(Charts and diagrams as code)
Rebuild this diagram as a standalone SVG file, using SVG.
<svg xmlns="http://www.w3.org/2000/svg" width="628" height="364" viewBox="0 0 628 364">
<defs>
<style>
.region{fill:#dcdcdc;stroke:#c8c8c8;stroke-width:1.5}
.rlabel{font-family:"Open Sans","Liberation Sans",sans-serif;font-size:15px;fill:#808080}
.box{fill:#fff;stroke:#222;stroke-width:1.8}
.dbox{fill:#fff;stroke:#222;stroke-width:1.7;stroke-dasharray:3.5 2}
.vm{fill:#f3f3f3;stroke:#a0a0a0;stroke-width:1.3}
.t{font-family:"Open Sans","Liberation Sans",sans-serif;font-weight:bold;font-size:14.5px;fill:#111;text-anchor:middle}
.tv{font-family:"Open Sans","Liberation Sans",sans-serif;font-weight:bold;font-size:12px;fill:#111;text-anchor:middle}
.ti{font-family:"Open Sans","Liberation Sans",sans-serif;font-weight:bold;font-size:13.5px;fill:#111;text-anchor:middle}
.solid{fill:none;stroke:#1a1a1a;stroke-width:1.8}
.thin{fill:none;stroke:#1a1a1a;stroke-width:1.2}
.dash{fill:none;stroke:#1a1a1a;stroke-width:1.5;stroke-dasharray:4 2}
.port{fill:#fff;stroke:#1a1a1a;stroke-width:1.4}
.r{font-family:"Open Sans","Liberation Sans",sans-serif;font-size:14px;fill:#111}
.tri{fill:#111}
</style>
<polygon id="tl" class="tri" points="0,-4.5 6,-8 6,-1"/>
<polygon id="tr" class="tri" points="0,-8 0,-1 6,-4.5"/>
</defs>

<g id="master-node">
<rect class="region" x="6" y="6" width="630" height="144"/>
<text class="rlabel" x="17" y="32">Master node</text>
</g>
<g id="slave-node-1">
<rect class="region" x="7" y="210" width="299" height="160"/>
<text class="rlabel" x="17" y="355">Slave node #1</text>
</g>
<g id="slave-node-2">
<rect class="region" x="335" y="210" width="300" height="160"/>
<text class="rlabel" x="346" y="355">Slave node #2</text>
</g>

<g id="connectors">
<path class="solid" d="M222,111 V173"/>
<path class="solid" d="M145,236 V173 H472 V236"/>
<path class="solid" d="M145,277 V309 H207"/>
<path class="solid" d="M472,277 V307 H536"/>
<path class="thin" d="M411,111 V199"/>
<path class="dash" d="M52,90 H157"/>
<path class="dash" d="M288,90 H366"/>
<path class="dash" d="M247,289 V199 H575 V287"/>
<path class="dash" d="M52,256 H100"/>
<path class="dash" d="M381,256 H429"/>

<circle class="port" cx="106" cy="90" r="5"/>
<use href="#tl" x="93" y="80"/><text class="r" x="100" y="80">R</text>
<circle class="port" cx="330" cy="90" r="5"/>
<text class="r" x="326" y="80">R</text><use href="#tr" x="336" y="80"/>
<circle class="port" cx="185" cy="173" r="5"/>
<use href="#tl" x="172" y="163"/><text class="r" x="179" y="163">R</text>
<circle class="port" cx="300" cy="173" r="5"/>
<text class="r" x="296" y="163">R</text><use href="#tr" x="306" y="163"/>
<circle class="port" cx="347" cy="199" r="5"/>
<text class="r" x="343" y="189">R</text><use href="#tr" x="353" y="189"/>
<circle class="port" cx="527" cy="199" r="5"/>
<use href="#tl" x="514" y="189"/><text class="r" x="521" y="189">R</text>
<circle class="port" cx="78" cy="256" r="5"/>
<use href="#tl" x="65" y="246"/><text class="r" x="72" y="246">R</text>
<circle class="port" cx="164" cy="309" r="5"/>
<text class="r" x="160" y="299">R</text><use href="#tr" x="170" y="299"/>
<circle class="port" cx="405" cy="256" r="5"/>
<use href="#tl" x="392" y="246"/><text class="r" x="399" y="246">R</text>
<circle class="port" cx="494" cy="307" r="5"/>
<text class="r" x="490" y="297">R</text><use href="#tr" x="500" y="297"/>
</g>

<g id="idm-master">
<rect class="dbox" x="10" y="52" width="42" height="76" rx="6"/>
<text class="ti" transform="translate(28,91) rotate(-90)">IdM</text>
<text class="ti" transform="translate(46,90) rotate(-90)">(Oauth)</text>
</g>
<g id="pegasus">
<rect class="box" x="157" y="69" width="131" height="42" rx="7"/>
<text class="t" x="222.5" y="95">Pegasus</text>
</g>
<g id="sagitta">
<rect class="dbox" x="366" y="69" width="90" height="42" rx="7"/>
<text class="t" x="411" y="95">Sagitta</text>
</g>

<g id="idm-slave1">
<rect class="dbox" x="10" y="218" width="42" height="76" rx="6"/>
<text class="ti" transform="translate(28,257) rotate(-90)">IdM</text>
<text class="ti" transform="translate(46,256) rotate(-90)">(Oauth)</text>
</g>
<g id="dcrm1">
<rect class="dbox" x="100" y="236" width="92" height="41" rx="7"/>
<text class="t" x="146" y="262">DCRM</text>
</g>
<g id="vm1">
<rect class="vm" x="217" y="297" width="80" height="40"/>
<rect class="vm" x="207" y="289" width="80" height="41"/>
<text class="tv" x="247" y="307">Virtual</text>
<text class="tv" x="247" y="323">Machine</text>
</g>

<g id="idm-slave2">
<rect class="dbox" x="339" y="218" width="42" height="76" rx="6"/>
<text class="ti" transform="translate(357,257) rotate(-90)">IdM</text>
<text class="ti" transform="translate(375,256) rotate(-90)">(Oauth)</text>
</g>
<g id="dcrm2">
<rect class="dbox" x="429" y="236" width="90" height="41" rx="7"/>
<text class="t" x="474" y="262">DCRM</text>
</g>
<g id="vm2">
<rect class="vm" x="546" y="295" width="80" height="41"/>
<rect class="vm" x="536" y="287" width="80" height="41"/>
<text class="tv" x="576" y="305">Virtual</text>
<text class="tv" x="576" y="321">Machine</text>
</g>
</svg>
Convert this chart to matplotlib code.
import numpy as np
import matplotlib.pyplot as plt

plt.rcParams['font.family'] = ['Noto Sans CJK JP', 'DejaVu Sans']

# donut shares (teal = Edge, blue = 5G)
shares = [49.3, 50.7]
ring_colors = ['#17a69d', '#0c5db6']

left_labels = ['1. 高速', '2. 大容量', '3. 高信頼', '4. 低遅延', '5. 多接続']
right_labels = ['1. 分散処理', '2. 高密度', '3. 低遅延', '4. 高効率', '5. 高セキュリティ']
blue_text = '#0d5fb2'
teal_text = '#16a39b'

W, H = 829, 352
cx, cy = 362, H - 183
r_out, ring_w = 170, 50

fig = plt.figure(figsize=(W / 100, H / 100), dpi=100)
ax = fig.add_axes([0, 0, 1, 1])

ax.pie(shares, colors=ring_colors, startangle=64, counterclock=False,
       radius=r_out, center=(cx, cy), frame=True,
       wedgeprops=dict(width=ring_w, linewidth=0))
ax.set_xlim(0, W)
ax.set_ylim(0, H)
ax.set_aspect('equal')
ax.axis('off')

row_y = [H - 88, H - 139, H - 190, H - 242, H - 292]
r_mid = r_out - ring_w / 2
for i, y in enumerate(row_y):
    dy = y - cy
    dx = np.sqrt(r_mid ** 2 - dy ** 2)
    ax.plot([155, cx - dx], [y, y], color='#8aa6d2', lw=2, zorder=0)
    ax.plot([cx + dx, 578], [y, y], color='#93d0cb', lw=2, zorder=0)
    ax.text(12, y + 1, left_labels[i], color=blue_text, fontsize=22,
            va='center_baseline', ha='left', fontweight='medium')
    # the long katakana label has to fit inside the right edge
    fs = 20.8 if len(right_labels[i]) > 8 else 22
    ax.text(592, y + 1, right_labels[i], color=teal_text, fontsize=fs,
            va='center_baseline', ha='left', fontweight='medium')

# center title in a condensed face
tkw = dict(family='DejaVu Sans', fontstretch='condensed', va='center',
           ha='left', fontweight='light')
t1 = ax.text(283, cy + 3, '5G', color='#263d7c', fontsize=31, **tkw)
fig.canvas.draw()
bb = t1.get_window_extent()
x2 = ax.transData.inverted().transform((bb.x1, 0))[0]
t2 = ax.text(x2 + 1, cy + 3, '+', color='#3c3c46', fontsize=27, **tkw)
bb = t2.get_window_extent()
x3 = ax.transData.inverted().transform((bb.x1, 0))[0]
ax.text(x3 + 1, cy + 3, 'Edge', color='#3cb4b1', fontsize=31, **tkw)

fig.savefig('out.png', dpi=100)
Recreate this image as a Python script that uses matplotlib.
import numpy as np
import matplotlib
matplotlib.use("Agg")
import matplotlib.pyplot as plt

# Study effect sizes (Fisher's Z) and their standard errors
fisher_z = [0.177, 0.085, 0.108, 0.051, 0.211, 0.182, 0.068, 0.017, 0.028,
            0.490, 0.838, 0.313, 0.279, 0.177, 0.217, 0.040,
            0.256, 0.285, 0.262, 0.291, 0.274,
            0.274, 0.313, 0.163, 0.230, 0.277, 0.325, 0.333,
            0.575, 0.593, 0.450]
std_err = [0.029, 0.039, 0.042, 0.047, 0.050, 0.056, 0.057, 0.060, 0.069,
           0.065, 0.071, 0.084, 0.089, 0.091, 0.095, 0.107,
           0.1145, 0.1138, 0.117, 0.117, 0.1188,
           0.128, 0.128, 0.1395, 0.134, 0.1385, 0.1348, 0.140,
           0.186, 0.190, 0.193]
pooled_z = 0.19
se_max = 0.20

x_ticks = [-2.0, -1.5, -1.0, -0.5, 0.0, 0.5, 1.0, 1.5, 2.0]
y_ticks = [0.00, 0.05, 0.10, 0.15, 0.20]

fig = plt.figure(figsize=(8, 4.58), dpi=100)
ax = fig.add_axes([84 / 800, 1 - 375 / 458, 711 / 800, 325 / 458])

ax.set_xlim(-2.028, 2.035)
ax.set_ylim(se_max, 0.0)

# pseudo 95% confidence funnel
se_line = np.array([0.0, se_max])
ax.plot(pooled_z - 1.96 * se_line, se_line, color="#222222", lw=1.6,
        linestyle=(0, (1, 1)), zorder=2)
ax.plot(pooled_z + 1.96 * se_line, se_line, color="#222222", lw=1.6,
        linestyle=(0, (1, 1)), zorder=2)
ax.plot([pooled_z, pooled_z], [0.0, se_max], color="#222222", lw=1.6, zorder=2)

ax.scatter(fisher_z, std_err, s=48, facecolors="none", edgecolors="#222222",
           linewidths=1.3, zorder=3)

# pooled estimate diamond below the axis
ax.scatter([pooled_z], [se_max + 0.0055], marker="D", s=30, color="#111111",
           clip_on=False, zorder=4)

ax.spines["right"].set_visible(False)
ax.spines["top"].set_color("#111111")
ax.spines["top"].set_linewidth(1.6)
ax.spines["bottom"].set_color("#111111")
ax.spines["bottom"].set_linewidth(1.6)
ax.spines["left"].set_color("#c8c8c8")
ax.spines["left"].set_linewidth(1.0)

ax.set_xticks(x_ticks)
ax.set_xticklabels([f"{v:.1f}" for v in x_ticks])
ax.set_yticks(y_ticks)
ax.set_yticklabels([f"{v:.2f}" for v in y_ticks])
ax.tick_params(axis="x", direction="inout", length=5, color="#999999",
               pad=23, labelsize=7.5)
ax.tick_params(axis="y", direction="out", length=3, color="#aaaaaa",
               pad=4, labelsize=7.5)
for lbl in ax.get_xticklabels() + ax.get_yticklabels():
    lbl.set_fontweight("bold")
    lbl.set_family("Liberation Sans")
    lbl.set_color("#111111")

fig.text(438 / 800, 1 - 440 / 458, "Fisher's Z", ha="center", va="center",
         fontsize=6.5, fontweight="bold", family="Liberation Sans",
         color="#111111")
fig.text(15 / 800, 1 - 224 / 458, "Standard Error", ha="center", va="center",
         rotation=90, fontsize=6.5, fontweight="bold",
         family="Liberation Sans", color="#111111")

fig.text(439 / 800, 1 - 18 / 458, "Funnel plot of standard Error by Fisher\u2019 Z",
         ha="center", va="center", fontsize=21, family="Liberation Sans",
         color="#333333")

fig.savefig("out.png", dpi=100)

= WHAT YOU SHOULD DO =
Of the lines above, how many hold the string "matplotlib"? Answer with only the number.

= REPLY TO THE TASK =
6